I'll end this post with some snippets of code which are just not quite right. Any ideas for making them suck less?

urls = Hash[file.map{|line| id, url = line.split; [id.to_i, url]}] 
 
each_event{|type, *args| 
  case type
  when :foo
    one, two = *args
    # ...
  when :bar
    one, = *args
    # ...
  end
}

if dir
  Dir.chdir(dir){ yield(x) }
else
  yield(x)
end

5 comments:

The Sum of All Beers said...

Hi,
this isn't related to the main thrust of your post, but if you are having hassle with Blogger respecting your code formatting, you might want to consider using the PrettyPrint.js library.

Its the lowest ceremony method for integrating code formatting into blogger so far, and this has been a real bugbear for me.

I threw up some basic notes with links on my blog here:
http://richardconroy.blogspot.com/2010/07/howto-pretty-printing-code-snippets-in.html

Its far from perfect (performance can be sluggish) but the formatting is tidy.

taw said...

Thanks, I'll take a look at it.

rogerdpack said...

oh man I wish those were formatted more cleanly.
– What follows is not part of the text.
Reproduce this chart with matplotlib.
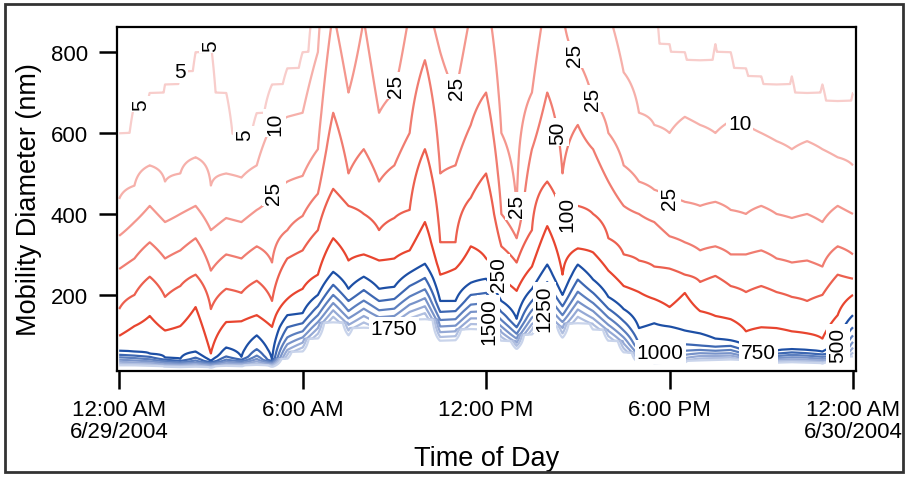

Can you use gist's perhaps?
Also maybe a short-circuit operator might help?
-roger-

taw said...

rogerdpack: Blogger is shit and destroys any indentation I use when I preview. Too bad I cannot change it to anything else easily now. Sorry.

Victor Piousbox said...

Not having macros is a very good thing. Macros is a source of obscure bugs. Ruby is already, arguably, too flexible in some contexts. Having macros in there would make some people (inexperienced devvs in particular) go nuts.